Interpreter Mediated TV Events

Bistra Alexieva
St.KI. Ohridski University of Sofia, Bulgaria
Abstract

The major claims made here pertain to: (1) The dominant role of the Participants paremeter, where distinction is made between the "on-screen" and the "off-screen" casts, with the Interpreter acting as Mediator in two communicative channels; (2) The specificity of the TV product as a Polysemiotic Text, consisting of a variety of Language and Non-Language components, and the way it affects the Interpreter's performance; (3) The communicative goals of the two casts of Primary Participants and the strategies employed to attain them in a situation highly marked from a kinesthetic and proxemic point of view, which often leads to shifts in the Interpreter's output, and (4) The factors determining the choice of the optimum mode of Interpreting.

Table of contents

The growing role of television as a means of communication across national, cultural and linguistic frontiers is one of the characteristic features of the world towards the end of the 20th century.

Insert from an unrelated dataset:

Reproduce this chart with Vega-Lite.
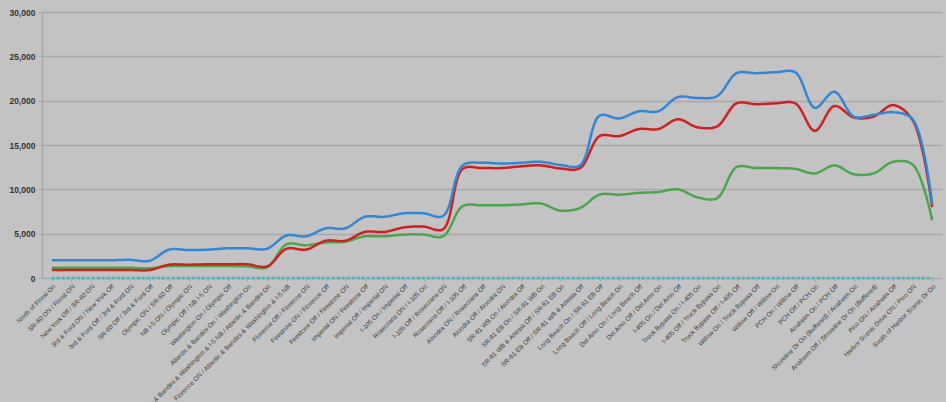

And what we can predict about its future is a significant increase in the number of television channels and the scope of television coverage of a larger variety of events, with the participation of people [ p. 330 ]speaking different languages in interactive TV programmes. All this will assign a still more prominent placè to TV Translation and Interpreting and set more responsible tasks before the mediators in this process—the translators and interpreters, without whom its felicitous realisation is unthinkable.